How is the stock market likely to develop?
Answer by Josef Zechner, Professor of Finance and Investments.
Michael S.: Bear market bounce or early stage of a recovery? What do equity markets tell us at the moment?
Answer by Josef Zechner, Professor of Finance and Investments:
Although the first easing of restrictions on social and economic life in Austria has already taken place, the corona crisis will keep us in suspense for some time yet. Simulations show that after a return to high levels of social activity as early as late summer or autumn, a further tightening may be necessary to limit a second wave of infections. The question is therefore whether the currently observable recoveries in price levels on the stock markets are sustainable, or are they merely technical rallies that can occur again and again in a longer-term bear market?
First of all, it should be noted that even after the most recent price rallies, most of the world's stock markets are still around 20% below their highs before the corona crisis. Assuming that the pandemic does not affect corporate profits or dividends after 2030, the 20% price correction means that investors can expect higher risk premiums on the stock markets in the long term. The only alternative explanation would be a complete loss of dividends over the next 10 years, which seems implausible.

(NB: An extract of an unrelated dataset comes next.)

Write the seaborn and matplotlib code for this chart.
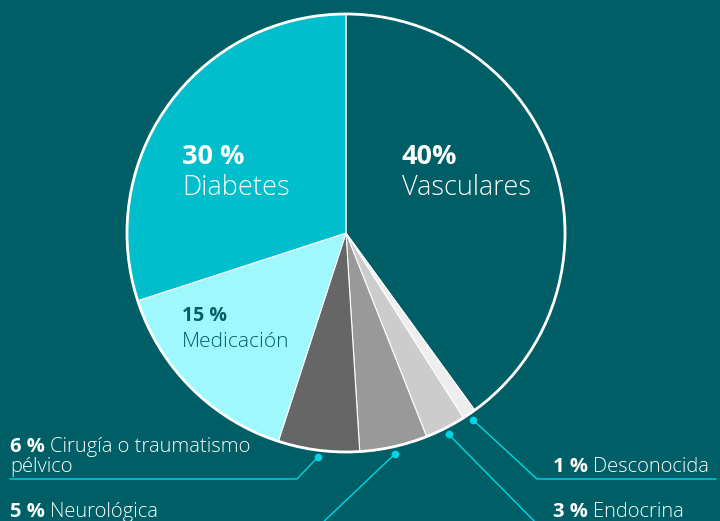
import numpy as np
import seaborn as sns
import matplotlib.pyplot as plt
from matplotlib.patches import Circle

# datos
categorias = ['Vasculares', 'Desconocida', 'Endocrina', 'Neurológica',
              'Cirugía o traumatismo\npélvico', 'Medicación', 'Diabetes']
valores = [40, 1, 3, 5, 6, 15, 30]
etiquetas_pct = ['40%', '1 %', '3 %', '5 %', '6 %', '15 %', '30 %']
colores = ['#005F66', '#EEEEEE', '#CCCCCC', '#999999', '#666666', '#A0F8FF', '#00BECC']

fondo = '#005F66'
cian = '#00D6E6'

sns.set_theme(style='white')
plt.rcParams['font.family'] = ['Open Sans', 'DejaVu Sans']

fig = plt.figure(figsize=(7.2, 5.21), dpi=100, facecolor=fondo)
ax = fig.add_axes([0, 0, 1, 1])
ax.set_facecolor(fondo)

cx, cy, r = 346, 521 - 233, 219
wedges, _ = ax.pie(valores, colors=colores, startangle=90, counterclock=False,
                   center=(cx, cy), radius=r,
                   wedgeprops=dict(edgecolor='white', linewidth=0.8))
ax.add_patch(Circle((cx, cy), r, fill=False, edgecolor='white', linewidth=2, zorder=5))
ax.set_xlim(0, 720)
ax.set_ylim(0, 521)
ax.set_aspect('equal')
ax.axis('off')


def Y(yp):
    return 521 - yp


# etiquetas dentro del pastel
ax.text(402, Y(164), etiquetas_pct[0], color='white', fontsize=19.5, fontweight='bold')
ax.text(402, Y(195), categorias[0], color='white', fontsize=19.5, fontweight='light')
ax.text(182, Y(164), etiquetas_pct[6], color='white', fontsize=19.5, fontweight='bold')
ax.text(182, Y(195), categorias[6], color='white', fontsize=19.5, fontweight='light')
ax.text(182, Y(321), etiquetas_pct[5], color=fondo, fontsize=14, fontweight='bold')
ax.text(182, Y(347), categorias[5], color=fondo, fontsize=15, fontweight='light')

fig.canvas.draw()
renderer = fig.canvas.get_renderer()

fs = 14.5


def etiqueta(x, yb, pct, nombre):
    t = ax.text(x, Y(yb), pct, color='white', fontsize=fs, fontweight='bold')
    bb = t.get_window_extent(renderer)
    x2 = ax.transData.inverted().transform((bb.x1, 0))[0] + 5
    ax.text(x2, Y(yb), nombre, color='white', fontsize=fs, fontweight='light')


# líneas guía: punto en el ángulo medio de cada porción
def punto(i, rr=226):
    w = wedges[i]
    ang = np.deg2rad((w.theta1 + w.theta2) / 2)
    return cx + rr * np.cos(ang), cy + rr * np.sin(ang)


guias = {
    1: [(537, 479), (716, 479)],
    2: [(540, 527)],
    3: [(318, 527)],
    4: [(297, 479), (10, 479)],
}
for i, pts in guias.items():
    px, py = punto(i)
    xs = [px] + [p[0] for p in pts]
    ys = [py] + [Y(p[1]) for p in pts]
    ax.plot(xs, ys, color=cian, linewidth=1, clip_on=False)
    ax.plot(px, py, 'o', color=cian, markersize=4.5)

etiqueta(553, 472, etiquetas_pct[1], categorias[1])
etiqueta(553, 517, etiquetas_pct[2], categorias[2])
etiqueta(10, 517, etiquetas_pct[3], categorias[3])
etiqueta(10, 452, etiquetas_pct[4], 'Cirugía o traumatismo')
ax.text(10, Y(472), 'pélvico', color='white', fontsize=fs, fontweight='light')

fig.savefig('out.png', dpi=100, facecolor=fondo)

As a long-term oriented investor, one can therefore expect higher equity returns over the next few years than was the case before the Corona crisis. However, it is highly uncertain whether these higher returns can already be achieved over the next few months. Due to the major risks mentioned regarding the further development of the pandemic, there is a high risk of a price setback in the short and medium term. From an academic perspective, it is important to note that risk premiums after crises have tended empirically to be higher than the long-term average, and that it is important for a long-term investor to remain true to his principles. In other words, in the light of academic research, there is no reason in the middle of a crisis to actively reduce the long-term weightings of riskier asset classes such as equities.